Big Data ou Small Data ?

L’engouement pour les Big Data tend à occulter l’intérêt des Small Data dans la prise processus de décision. Combinées à un processus collaboratif et itératif de formulation des jugements humains, les Small Data démontrent leur pertinence pour prendre les bonnes décisions.

On parle beaucoup des Big Data pour la qualité des analyses décisionnelles et prédictives. La prise de décision ne serait que meilleure avec l’analyse de grandes quantités de données. Et si les Small Data étaient tout aussi efficaces ? C’est l’une des thèses défendues par un universitaire américain, Tom Davenport, dans son dernier ouvrage (« Judgment Calls: 12 Stories of Big Decisions and the Teams That Got Them Right », Harvard Business Review Press) publié en mars 2012.

Tom Davenport explique notamment qu’il n’est pas indispensable de recourir à l’analyse de grandes quantités de données pour prendre les bonnes décisions, ni d’analyser soi-même les données, et qu’il est souvent pertinent de considérer les données collectées aux plus bas échelons d’une organisation. L’auteur explique que, dans la mesure où les Small Data peuvent être collectées n’importe où dans une organisation, les managers n’ont plus d’excuse pour ne pas améliorer leur façon de prendre des décisions.

Attention, toutefois, à ne pas s’en remettre au jugement d’un seule personne, surtout si elle incarne à elle seule l’entreprise et est qualifiée de « Great Leader ». Ainsi, les décisions collégiales, participatives, seraient bien meilleures que celles faites par un seul individu, fut-il un « Great Leader ». Dans son ouvrage, Tom Davenport détaille quelques fiascos issus de mauvaises décisions faites par un seul individu, notamment pour les fusions-acquisitions dont on sait que 50 à 70 % échouent.

Ce fut par exemple le cas du rachat d’AOL par Time Warner, dont le patron, sans demander l’avis de ses collaborateurs, n’avait pas jugé utile de se protéger contre une baisse du cours de bourse de sa cible… ce qui arriva et entraîna une moins-value de 99 milliards de dollars.

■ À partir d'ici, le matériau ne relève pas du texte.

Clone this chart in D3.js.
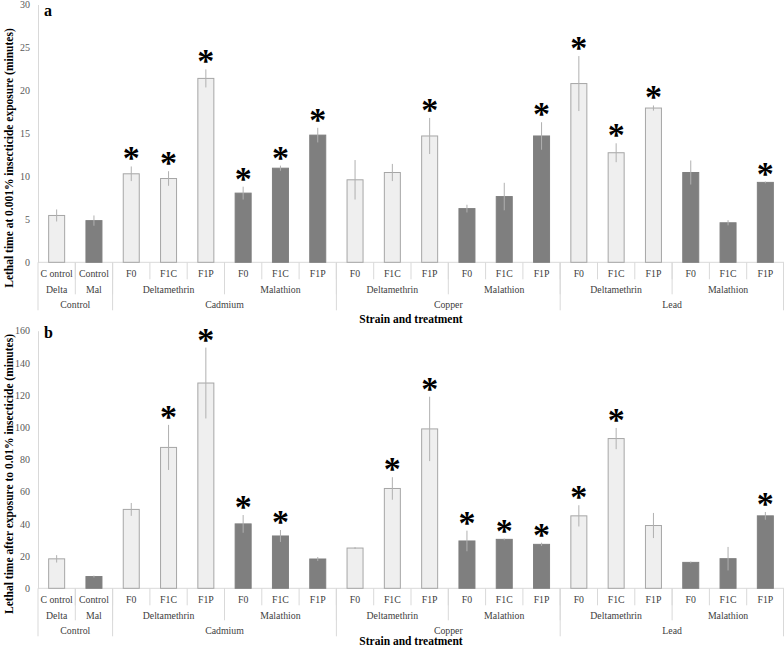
<!DOCTYPE html>
<html><head><meta charset="utf-8">
<script src="https://cdn.jsdelivr.net/npm/d3@7/dist/d3.min.js"></script>
<style>body{margin:0;background:#fff;} svg{display:block;} svg text{font-family:"Liberation Serif","Times New Roman","DejaVu Serif",serif;}</style>
</head><body>
<svg id="chart" width="784" height="651"></svg>
<script>
// ---- data ----
const level1 = ["C ontrol","Control","F0","F1C","F1P","F0","F1C","F1P","F0","F1C","F1P","F0","F1C","F1P","F0","F1C","F1P","F0","F1C","F1P"];
const level2 = [{name:"Delta",n:1},{name:"Mal",n:1},{name:"Deltamethrin",n:3},{name:"Malathion",n:3},{name:"Deltamethrin",n:3},{name:"Malathion",n:3},{name:"Deltamethrin",n:3},{name:"Malathion",n:3}];
const level3 = [{name:"Control",n:2},{name:"Cadmium",n:6},{name:"Copper",n:6},{name:"Lead",n:6}];
const insecticide = ["D","M","D","D","D","M","M","M","D","D","D","M","M","M","D","D","D","M","M","M"];

const valuesA = [5.45,4.85,10.3,9.75,21.4,8.05,10.95,14.8,9.6,10.45,14.7,6.25,7.65,14.7,20.8,12.75,17.95,10.45,4.6,9.3];
const errorsA = [0.7,0.6,0.85,0.85,1.05,0.75,0.3,0.85,2.3,1.0,2.1,0.45,1.6,1.6,3.2,1.1,0.3,1.4,0.3,0.1];
const starsA  = [0,0,1,1,1,1,1,1,0,0,1,0,0,1,1,1,1,0,0,1];
const ticksA  = [0,5,10,15,20,25,30];

const valuesB = [18.3,7.3,49,87.5,127.5,40,32.5,18.2,25,62,99,29.4,30.4,27.3,45,93,39,16.1,18.4,45];
const errorsB = [2.3,0.6,4,14,22,5.5,3.7,1.2,0.6,7,20,6.4,0.5,1,6.6,6.6,7.8,0.5,7.3,2.4];
const starsB  = [0,0,0,1,1,1,1,0,0,1,1,1,1,1,1,1,0,0,0,1];
const ticksB  = [0,20,40,60,80,100,120,140,160];

const svg = d3.select("#chart");
const left = 38, right = 784;
const grid = "#d9d9d9";

function panel(opt){
  const g = svg.append("g");
  const x = d3.scaleBand().domain(d3.range(level1.length)).range([left,right]).paddingInner(0).paddingOuter(0);
  const y = d3.scaleLinear().domain([0,opt.max]).range([opt.y0,opt.yTop]);
  const bw = 16;
  // y axis
  const yAxis = d3.axisLeft(y).tickValues(opt.ticks).tickSize(0).tickPadding(8);
  const ya = g.append("g").attr("transform",`translate(${left},0)`).call(yAxis);
  ya.select(".domain").attr("stroke",grid);
  ya.selectAll("text").attr("font-family",null).attr("font-size",10).attr("fill","#595959");
  g.append("line").attr("x1",left).attr("x2",left).attr("y1",opt.y0).attr("y2",opt.y0+48).attr("stroke",grid);
  g.append("line").attr("x1",left).attr("x2",right).attr("y1",opt.y0).attr("y2",opt.y0).attr("stroke",grid);

  // bars
  g.selectAll("rect.bar").data(opt.values).join("rect")
    .attr("x",(d,i)=>x(i)+x.bandwidth()/2-bw/2)
    .attr("y",d=>y(d))
    .attr("width",bw)
    .attr("height",d=>opt.y0-y(d))
    .attr("fill",(d,i)=>insecticide[i]==="D"?"#efefef":"#7f7f7f")
    .attr("stroke",(d,i)=>insecticide[i]==="D"?"#a6a6a6":"#7f7f7f")
    .attr("stroke-width",1);
  // error bars
  g.selectAll("line.err").data(opt.values).join("line")
    .attr("x1",(d,i)=>x(i)+x.bandwidth()/2).attr("x2",(d,i)=>x(i)+x.bandwidth()/2)
    .attr("y1",(d,i)=>y(d+opt.errors[i])).attr("y2",(d,i)=>y(Math.max(0,d-opt.errors[i])))
    .attr("stroke","#b0b0b0").attr("stroke-width",1);
  // stars
  g.selectAll("text.star").data(opt.values.map((d,i)=>({d,i})).filter(o=>opt.stars[o.i])).join("text")
    .attr("x",o=>x(o.i)+x.bandwidth()/2)
    .attr("y",o=>y(o.d+opt.errors[o.i])+3)
    .attr("text-anchor","middle")
    .attr("font-weight","bold").attr("font-size",34)
    .attr("fill","#000").text("*");

  // category labels
  const row1 = opt.y0+15, row2 = row1+15.5, row3 = row2+15.5;
  const lab = "#404040", fs = 9.8;
  g.selectAll("text.l1").data(level1).join("text")
    .attr("x",(d,i)=>x(i)+x.bandwidth()/2).attr("y",row1)
    .attr("text-anchor","middle").attr("font-size",fs).attr("fill",lab).text(d=>d);
  for(let i=1;i<level1.length;i++){
    g.append("line").attr("x1",x(i)).attr("x2",x(i)).attr("y1",opt.y0).attr("y2",opt.y0+17).attr("stroke",grid);
  }
  let c=0;
  level2.forEach((gr,k)=>{
    const x0=x(c), x1=x(c+gr.n-1)+x.bandwidth();
    g.append("text").attr("x",(x0+x1)/2).attr("y",row2).attr("text-anchor","middle")
      .attr("font-size",fs).attr("fill",lab).text(gr.name);
    c+=gr.n;
    if(k<level2.length-1) g.append("line").attr("x1",x1).attr("x2",x1).attr("y1",opt.y0).attr("y2",opt.y0+32).attr("stroke",grid);
  });
  c=0;
  level3.forEach((gr,k)=>{
    const x0=x(c), x1=x(c+gr.n-1)+x.bandwidth();
    g.append("text").attr("x",(x0+x1)/2).attr("y",row3).attr("text-anchor","middle")
      .attr("font-size",fs).attr("fill",lab).text(gr.name);
    c+=gr.n;
    const xl=Math.min(x1,right-0.5);
    g.append("line").attr("x1",xl).attr("x2",xl).attr("y1",opt.y0).attr("y2",opt.y0+48).attr("stroke",grid);
  });
  // x title
  g.append("text").attr("x",(left+right)/2).attr("y",opt.titleY).attr("text-anchor","middle")
    .attr("font-weight","bold").attr("font-size",11.5).attr("fill","#000").text("Strain and treatment");
  // y title
  g.append("text").attr("transform",`translate(13,${opt.yTitleC}) rotate(-90)`).attr("text-anchor","middle")
    .attr("font-weight","bold").attr("font-size",11.5).attr("fill","#000").text(opt.yTitle);
  // panel letter
  g.append("text").attr("x",44).attr("y",opt.letterY).attr("font-weight","bold")
    .attr("font-size",16).attr("fill","#000").text(opt.letter);
}

panel({values:valuesA,errors:errorsA,stars:starsA,ticks:ticksA,max:30,y0:262.3,yTop:4.5,titleY:323,
  yTitle:"Lethal time at 0.001% insecticide exposure (minutes)",yTitleC:158,letter:"a",letterY:16});
panel({values:valuesB,errors:errorsB,stars:starsB,ticks:ticksB,max:160,y0:588.3,yTop:330.7,titleY:645,
  yTitle:"Lethal time after exposure to 0.01% insecticide (minutes)",yTitleC:474,letter:"b",letterY:338});
</script>
</body></html>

Autre exemple : la tentative de rachat de Yahoo! par Microsoft, qui a échoué parce que le patron de Yahoo! à l’époque, qui exigeait quatre dollars de plus par action, n’avait pas jugé utile de demander leur avis à ses actionnaires sur l’offre de Microsoft… et qu’ils auraient peut-être acceptée ! Le cours de bourse de Yahoo ne s’en est jamais remis…

Ce fut aussi un mauvais de jugement du fondateur de Digital qui n’a jamais cru au développement de la micro-informatique qui a précipité sa chute et entraîné son rachat par Compaq à la fin des années 1990. A travers ces quelques exemples, on peut facilement montrer qu’un processus collaboratif de décision aurait évité bien des déconvenues !

En fait, c’est la combinaison de l’analyse des données (même avec des volumes limités, avec des outils décisionnels et prédictifs), et de processus de jugement collaboratifs (et itératifs) qui détermine la bonne décision. On peut même avancer que c’est ce qui fera, à l’avenir, la différence entre les organisations dans la mesure où il sera de plus en plus difficile d’intégrer des masses énormes d’informations dans les processus de décision, du moins sans les outils adaptés.

Dans un article que vient de publier la Harvard Business Review, intitulé « Les bonnes données ne garantissent pas les bonnes décisions », les auteurs expliquent que l’un des risques est que, dans une organisation, des managers prennent des mauvaises décisions basées sur des données qu’il aura coûté très cher à collecter.

Ils mettent en exergue les quatre raisons pour lesquelles « Les bonnes données ne garantissent pas les bonnes décisions » :

  • l’expertise et les compétences en décisionnel demeurent concentrées sur quelques collaborateurs ;
  • les DSI privilégient les processus formalisés (la finance, les ressources humaines) et délaissent la gestion d’informations non structurées, par définition plus difficiles à traiter et dont le retour sur investissement est aléatoire ;
  • l’information utile existe mais elle est difficile à localiser ;
  • les managers ne gèrent pas l’information aussi bien qu’ils gèrent la finance ou les marques.